Task objective:
Give back a single number, the count of lines containing the word "this".

Task inputs:
---*---
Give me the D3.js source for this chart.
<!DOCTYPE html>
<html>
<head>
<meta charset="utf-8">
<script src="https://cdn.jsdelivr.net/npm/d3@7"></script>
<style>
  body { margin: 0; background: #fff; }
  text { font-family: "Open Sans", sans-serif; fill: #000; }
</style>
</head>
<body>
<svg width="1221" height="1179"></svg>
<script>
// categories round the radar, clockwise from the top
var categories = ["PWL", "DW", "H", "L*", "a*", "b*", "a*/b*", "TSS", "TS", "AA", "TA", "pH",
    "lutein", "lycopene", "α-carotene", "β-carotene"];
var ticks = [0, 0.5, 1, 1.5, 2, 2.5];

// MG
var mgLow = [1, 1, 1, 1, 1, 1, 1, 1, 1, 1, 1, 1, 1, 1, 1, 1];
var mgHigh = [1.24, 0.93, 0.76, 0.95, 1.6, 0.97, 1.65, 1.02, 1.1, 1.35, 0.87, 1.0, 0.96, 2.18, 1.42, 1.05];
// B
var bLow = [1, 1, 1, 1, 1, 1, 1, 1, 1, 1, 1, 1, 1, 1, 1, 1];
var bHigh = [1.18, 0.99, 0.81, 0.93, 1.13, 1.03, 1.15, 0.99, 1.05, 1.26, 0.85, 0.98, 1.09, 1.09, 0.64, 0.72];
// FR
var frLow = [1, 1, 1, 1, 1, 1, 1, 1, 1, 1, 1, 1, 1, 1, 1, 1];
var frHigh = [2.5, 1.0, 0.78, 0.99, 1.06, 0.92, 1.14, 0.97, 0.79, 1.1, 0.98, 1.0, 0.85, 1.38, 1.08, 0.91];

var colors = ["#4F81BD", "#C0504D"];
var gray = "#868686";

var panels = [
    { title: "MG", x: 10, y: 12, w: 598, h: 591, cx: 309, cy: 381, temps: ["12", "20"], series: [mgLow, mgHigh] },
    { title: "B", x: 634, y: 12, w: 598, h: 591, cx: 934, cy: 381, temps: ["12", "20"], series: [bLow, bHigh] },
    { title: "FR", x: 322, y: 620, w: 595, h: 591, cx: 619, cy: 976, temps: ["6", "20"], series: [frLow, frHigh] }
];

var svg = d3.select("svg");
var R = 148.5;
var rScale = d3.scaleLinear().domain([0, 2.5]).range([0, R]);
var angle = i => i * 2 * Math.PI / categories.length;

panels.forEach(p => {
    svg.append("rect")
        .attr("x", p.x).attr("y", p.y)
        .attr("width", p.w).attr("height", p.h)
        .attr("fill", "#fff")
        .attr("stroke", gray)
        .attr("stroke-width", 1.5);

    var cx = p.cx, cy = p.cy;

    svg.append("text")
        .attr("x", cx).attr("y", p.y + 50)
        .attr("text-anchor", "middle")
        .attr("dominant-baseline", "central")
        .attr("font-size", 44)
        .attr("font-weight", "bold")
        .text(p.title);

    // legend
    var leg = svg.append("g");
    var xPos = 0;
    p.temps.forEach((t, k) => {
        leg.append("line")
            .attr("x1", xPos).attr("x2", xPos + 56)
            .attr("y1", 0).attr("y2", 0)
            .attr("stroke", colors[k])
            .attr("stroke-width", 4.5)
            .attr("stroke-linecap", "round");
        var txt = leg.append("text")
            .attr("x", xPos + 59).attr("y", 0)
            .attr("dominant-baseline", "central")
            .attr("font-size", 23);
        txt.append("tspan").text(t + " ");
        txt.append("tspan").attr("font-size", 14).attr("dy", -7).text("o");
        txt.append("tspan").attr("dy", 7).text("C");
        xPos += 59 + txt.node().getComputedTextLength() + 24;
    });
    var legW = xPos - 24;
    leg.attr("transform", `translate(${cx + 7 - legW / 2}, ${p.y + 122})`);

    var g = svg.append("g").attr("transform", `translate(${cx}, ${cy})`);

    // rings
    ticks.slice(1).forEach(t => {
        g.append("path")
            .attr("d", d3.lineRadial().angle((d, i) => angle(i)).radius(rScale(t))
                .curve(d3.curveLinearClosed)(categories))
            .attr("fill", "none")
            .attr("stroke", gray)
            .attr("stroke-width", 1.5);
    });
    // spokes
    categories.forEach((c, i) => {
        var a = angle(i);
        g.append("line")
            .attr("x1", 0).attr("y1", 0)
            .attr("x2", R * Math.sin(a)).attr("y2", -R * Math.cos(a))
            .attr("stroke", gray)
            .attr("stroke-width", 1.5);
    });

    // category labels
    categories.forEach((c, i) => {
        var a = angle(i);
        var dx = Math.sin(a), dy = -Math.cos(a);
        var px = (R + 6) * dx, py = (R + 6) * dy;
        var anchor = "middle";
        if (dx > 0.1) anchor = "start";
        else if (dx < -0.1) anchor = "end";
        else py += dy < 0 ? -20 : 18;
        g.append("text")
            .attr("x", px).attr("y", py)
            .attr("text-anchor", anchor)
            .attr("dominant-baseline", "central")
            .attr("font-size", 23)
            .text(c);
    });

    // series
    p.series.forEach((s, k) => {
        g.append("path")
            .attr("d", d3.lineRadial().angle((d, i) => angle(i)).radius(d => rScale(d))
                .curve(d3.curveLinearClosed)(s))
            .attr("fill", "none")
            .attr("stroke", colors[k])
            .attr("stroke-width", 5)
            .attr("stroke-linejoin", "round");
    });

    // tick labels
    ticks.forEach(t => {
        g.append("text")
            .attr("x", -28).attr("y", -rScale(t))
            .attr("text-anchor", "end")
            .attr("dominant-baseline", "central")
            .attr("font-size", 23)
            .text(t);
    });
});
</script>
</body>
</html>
---*---
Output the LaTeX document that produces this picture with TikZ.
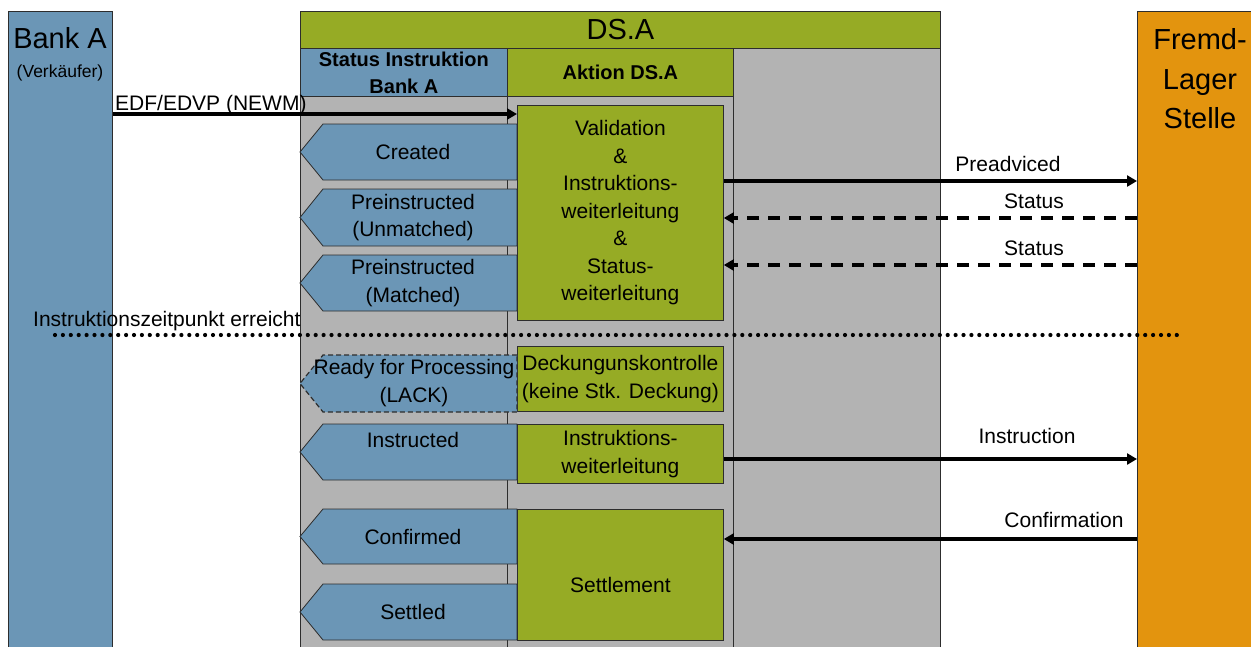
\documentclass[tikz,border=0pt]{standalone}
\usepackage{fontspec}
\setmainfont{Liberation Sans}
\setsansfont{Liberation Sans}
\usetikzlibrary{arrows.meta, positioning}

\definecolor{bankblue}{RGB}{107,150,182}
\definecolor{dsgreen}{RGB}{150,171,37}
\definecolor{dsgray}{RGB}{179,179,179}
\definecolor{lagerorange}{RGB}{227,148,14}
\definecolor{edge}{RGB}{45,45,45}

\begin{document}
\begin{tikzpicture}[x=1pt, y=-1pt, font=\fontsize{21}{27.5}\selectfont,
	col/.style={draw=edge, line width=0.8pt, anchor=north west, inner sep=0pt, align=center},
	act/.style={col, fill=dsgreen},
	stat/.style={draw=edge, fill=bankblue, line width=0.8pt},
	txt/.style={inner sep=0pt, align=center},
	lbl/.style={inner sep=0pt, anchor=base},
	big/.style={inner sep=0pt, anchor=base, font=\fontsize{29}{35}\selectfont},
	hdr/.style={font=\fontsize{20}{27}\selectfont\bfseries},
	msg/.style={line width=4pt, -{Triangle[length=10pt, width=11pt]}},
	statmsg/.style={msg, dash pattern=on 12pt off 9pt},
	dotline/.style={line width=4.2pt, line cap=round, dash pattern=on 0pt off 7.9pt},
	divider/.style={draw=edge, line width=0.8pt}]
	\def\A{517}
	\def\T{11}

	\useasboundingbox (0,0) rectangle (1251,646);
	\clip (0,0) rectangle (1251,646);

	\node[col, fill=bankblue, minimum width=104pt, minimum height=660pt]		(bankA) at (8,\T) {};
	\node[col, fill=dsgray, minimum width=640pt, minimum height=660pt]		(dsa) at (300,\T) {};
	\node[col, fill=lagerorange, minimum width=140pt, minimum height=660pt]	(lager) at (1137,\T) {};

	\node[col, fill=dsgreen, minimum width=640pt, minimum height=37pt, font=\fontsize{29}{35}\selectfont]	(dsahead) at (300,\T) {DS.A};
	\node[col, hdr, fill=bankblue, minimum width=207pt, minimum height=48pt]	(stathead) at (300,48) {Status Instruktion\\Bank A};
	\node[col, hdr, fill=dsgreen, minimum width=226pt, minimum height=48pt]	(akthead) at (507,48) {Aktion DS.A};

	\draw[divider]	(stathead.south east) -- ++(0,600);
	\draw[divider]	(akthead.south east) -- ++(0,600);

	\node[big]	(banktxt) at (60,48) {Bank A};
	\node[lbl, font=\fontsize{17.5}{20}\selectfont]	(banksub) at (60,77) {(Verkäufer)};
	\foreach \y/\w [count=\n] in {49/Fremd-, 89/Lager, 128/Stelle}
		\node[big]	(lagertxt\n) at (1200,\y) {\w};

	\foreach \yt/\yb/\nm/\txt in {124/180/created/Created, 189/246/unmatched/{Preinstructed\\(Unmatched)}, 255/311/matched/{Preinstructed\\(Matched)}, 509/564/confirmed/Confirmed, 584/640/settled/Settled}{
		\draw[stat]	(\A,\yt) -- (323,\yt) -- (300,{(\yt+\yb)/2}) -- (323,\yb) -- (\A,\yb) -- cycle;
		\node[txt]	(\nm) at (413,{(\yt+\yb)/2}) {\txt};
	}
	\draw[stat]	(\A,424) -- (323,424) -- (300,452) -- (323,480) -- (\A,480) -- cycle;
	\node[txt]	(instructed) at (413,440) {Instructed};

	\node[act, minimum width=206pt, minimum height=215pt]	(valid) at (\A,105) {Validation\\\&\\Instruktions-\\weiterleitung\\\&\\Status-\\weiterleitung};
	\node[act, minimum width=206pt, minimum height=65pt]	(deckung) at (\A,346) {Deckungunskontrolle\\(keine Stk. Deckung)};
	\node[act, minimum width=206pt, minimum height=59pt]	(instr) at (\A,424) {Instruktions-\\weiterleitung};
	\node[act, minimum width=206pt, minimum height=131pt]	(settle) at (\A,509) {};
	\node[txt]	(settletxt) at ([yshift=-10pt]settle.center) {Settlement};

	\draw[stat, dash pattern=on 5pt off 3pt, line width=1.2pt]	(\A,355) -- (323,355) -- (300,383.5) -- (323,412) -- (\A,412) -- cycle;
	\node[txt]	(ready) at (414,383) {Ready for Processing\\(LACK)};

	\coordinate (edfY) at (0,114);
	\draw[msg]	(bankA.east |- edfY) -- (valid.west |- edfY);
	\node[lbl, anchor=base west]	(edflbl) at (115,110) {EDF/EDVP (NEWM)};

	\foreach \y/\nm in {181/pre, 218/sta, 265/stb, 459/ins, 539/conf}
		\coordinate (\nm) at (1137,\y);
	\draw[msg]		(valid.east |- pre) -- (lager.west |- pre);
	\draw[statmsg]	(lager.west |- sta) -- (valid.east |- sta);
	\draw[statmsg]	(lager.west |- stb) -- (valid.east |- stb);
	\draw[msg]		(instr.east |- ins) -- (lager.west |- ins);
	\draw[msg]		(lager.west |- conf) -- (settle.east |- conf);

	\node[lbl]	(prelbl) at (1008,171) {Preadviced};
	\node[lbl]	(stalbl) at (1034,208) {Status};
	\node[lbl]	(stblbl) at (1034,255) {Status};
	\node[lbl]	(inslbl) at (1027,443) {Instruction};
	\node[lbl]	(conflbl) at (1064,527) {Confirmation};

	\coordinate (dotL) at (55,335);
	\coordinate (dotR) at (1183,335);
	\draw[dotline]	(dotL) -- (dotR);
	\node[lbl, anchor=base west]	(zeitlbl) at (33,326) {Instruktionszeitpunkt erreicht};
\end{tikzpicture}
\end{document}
---*---
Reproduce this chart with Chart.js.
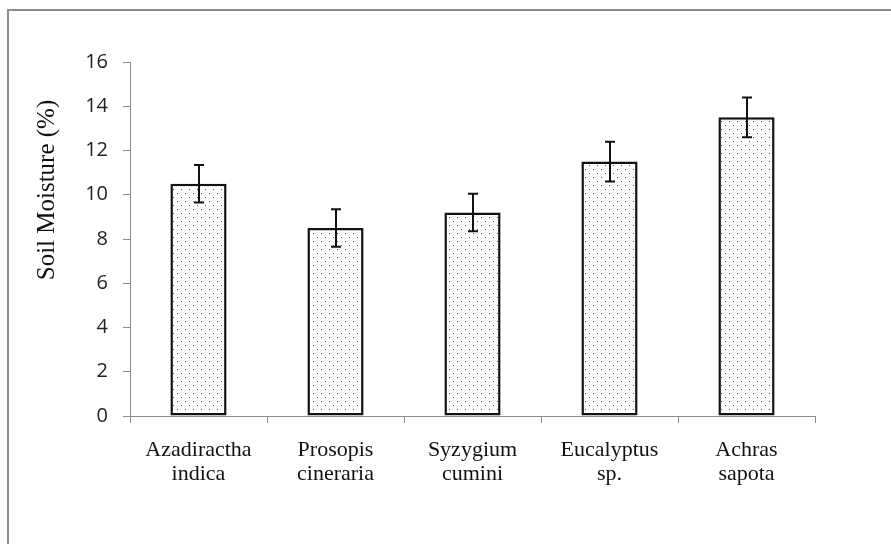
---*---
Written reply:
3